STATED EXERCISE: Open with the line that has "Convert this chart"; close with the line that has "Chart.register(...registerables);". Retype those lines exactly, images excluded.

SOURCE MATERIAL:
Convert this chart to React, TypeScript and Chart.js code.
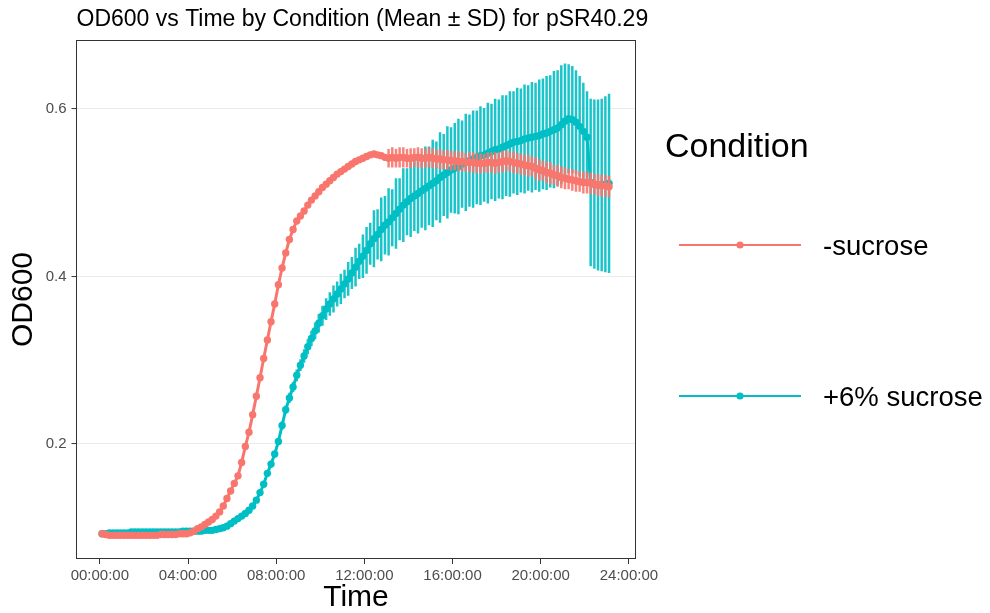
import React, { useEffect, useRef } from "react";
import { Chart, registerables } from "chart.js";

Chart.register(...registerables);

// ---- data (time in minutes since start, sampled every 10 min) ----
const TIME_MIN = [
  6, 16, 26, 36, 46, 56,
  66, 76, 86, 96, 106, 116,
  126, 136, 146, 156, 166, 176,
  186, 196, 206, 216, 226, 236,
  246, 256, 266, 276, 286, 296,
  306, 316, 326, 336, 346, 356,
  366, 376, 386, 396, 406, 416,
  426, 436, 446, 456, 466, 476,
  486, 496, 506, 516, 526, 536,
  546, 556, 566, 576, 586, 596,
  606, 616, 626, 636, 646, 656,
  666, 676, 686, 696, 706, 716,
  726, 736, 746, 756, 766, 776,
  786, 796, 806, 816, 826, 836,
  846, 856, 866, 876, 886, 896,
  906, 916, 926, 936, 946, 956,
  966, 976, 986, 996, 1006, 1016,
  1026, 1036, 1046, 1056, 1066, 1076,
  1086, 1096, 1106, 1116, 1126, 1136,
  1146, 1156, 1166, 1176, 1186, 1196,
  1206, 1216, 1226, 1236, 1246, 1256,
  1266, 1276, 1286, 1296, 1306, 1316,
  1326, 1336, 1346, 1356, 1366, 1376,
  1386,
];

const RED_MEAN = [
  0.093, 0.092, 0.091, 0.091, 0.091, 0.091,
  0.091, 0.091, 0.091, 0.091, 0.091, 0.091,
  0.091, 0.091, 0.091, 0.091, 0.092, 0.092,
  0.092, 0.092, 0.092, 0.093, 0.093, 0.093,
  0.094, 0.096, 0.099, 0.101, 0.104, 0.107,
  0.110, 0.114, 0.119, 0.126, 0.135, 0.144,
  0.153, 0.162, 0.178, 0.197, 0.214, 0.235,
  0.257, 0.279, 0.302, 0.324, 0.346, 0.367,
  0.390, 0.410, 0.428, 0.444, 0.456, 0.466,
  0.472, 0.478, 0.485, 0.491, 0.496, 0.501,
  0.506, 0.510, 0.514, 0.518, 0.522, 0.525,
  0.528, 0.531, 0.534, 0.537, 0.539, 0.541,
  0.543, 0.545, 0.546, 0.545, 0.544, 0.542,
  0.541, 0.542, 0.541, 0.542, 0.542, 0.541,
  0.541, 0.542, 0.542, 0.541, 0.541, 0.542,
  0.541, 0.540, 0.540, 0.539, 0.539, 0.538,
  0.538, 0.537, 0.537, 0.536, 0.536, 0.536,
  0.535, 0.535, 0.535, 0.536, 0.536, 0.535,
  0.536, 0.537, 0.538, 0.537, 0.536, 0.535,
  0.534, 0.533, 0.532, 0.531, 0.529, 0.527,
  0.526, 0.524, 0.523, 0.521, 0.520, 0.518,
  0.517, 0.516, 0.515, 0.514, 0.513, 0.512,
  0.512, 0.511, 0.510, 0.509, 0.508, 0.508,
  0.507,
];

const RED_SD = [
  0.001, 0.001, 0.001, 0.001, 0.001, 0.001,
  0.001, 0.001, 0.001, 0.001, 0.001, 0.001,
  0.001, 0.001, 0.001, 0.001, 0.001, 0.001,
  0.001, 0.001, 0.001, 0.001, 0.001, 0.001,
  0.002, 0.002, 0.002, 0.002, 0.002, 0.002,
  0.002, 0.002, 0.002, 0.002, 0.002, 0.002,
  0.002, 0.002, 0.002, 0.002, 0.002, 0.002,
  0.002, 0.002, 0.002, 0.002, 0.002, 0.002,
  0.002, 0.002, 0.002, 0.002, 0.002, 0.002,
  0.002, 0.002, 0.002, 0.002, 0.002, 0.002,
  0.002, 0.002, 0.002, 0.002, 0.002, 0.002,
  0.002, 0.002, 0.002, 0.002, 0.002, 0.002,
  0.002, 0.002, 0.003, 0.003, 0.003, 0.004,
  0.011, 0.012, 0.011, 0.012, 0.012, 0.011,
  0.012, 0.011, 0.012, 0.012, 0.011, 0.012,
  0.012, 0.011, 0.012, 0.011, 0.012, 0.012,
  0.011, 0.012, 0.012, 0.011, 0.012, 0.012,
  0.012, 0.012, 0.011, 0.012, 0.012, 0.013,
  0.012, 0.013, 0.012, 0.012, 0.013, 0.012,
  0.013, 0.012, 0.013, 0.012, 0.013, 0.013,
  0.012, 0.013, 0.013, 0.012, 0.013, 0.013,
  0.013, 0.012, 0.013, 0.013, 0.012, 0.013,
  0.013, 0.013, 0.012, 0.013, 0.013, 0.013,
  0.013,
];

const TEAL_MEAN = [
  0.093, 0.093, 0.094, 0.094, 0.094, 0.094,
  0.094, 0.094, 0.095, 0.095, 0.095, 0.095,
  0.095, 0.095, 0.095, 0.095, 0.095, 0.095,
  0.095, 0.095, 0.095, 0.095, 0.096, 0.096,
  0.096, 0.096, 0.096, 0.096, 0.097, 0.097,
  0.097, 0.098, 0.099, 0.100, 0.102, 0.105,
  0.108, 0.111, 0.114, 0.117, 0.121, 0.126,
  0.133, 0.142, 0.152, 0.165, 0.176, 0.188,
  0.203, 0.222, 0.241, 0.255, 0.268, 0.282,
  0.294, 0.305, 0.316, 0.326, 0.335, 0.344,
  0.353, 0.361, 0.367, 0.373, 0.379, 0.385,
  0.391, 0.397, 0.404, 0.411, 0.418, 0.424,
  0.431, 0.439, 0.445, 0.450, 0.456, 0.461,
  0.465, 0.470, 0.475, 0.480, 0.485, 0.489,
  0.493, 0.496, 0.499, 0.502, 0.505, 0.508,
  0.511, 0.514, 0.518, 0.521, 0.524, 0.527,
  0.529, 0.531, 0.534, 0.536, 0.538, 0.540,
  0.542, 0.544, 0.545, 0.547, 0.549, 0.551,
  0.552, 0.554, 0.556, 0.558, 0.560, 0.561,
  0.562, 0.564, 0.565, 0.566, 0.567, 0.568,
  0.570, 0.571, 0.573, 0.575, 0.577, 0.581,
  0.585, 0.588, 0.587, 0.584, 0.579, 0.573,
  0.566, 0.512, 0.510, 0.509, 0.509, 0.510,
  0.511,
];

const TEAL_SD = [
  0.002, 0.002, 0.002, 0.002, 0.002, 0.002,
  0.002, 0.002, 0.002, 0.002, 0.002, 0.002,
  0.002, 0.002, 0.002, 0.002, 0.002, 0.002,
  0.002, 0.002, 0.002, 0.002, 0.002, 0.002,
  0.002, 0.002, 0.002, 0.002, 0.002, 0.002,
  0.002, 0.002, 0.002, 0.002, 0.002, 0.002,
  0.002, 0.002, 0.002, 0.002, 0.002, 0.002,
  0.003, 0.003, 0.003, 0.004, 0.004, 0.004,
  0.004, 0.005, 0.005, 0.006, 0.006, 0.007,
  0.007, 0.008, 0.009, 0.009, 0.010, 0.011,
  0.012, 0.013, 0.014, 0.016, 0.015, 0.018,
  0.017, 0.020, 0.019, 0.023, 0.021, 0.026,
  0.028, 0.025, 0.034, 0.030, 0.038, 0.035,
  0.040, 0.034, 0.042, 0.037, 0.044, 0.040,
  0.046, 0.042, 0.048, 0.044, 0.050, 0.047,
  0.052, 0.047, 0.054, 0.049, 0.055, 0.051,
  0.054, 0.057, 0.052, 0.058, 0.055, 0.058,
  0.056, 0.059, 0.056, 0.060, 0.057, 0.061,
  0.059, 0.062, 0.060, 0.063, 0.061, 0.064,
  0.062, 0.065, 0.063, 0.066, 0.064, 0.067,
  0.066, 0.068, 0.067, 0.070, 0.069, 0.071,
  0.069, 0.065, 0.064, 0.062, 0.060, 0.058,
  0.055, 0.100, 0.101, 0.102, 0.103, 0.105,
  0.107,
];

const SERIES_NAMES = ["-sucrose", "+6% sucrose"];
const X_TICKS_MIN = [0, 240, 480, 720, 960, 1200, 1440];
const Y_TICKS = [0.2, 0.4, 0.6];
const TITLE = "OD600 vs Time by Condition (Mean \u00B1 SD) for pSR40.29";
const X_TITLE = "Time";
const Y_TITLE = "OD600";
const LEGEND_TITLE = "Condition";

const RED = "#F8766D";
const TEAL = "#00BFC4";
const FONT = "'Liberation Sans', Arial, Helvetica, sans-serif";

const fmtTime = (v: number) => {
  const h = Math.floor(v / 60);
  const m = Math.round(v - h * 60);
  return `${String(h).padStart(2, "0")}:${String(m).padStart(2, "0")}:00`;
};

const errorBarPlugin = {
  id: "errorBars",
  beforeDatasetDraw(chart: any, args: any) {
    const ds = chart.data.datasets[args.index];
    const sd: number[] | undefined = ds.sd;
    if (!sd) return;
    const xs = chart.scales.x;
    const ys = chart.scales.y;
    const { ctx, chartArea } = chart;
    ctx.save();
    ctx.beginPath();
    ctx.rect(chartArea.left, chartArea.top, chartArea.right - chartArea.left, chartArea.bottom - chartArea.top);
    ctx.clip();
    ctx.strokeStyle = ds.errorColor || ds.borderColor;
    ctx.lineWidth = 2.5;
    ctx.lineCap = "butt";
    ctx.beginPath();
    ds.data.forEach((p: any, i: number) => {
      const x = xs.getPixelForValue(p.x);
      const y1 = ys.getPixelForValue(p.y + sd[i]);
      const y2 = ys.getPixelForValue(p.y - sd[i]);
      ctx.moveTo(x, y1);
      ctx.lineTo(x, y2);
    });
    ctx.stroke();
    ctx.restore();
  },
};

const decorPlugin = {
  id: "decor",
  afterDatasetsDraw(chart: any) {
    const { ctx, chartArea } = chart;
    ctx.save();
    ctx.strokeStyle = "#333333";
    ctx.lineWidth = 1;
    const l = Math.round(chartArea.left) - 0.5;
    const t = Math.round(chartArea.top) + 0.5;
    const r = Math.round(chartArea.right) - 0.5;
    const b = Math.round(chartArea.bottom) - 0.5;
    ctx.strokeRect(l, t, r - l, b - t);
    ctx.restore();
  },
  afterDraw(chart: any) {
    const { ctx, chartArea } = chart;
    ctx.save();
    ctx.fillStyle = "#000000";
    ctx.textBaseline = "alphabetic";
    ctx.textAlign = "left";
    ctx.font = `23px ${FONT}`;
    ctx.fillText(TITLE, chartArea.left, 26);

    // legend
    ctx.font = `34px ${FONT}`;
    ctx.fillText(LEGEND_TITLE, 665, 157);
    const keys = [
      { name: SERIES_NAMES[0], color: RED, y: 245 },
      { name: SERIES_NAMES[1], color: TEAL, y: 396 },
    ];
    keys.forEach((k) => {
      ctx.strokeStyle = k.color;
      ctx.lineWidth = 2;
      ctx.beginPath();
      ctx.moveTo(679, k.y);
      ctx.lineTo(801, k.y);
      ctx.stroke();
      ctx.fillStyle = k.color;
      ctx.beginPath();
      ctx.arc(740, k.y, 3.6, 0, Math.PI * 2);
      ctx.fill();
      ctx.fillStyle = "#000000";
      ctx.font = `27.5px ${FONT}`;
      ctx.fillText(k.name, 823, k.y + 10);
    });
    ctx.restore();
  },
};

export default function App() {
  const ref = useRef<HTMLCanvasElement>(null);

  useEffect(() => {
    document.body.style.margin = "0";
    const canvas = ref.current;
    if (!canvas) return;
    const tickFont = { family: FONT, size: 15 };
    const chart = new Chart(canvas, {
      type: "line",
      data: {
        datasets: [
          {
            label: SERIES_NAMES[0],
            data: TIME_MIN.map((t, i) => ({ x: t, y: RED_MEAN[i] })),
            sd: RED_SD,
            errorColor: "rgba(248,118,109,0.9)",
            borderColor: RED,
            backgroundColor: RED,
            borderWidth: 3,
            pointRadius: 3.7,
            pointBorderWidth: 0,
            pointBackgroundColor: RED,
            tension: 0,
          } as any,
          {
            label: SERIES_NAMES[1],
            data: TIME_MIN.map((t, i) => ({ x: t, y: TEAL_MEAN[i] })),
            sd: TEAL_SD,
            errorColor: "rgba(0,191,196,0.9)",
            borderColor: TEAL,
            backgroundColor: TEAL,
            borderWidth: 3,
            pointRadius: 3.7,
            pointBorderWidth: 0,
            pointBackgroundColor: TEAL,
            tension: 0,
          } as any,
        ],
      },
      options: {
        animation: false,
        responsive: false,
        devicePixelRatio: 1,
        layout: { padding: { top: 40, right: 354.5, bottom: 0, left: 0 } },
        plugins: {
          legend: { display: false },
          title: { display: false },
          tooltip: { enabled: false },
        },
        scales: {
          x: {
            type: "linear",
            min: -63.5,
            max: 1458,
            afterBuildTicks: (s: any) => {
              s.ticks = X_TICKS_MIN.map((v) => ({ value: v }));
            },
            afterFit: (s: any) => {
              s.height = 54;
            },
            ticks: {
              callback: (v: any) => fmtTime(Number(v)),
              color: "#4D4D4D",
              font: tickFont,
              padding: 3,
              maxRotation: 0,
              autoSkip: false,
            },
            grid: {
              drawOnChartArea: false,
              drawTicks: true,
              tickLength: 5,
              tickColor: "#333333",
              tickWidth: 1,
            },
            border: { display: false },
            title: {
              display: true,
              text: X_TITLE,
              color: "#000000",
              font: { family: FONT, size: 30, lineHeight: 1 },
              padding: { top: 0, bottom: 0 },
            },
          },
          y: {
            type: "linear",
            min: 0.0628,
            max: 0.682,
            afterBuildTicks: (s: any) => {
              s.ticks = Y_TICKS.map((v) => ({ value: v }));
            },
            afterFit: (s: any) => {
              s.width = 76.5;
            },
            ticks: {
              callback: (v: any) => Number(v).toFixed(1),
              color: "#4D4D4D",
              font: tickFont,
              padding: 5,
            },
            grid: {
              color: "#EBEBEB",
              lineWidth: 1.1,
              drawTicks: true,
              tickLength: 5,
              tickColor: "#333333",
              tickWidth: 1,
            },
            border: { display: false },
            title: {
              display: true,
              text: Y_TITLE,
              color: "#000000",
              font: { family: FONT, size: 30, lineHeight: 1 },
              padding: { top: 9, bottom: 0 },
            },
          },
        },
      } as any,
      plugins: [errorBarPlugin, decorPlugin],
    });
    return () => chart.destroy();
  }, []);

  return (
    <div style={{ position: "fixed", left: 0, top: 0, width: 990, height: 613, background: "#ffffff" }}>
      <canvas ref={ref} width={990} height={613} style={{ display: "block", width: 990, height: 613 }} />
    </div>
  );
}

* * *

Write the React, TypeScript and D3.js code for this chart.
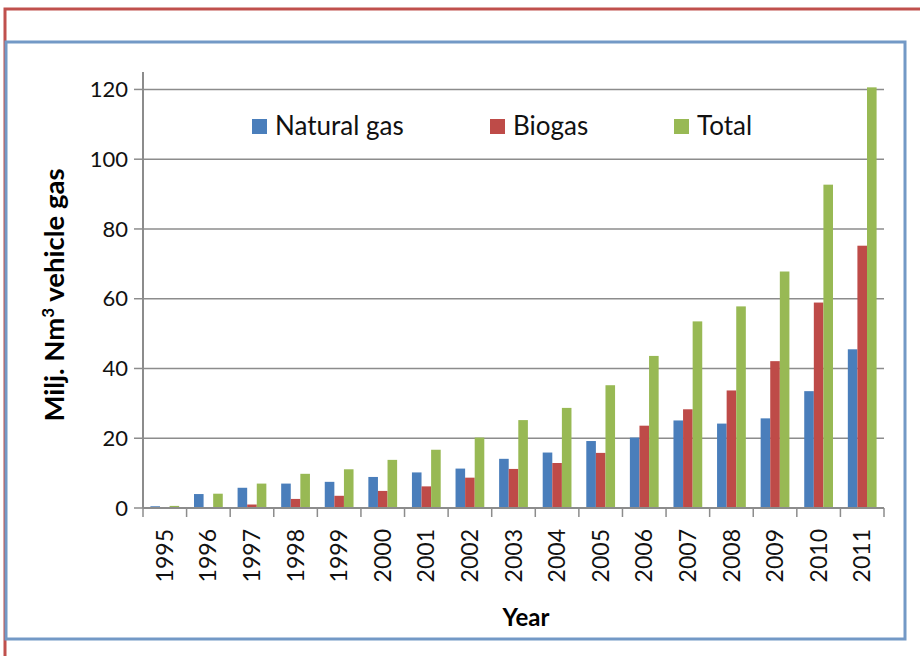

IN RESPONSE:
Convert this chart to React, TypeScript and Chart.js code.
import React, { useEffect, useRef } from "react";
import { Chart, registerables } from "chart.js";

Chart.register(...registerables);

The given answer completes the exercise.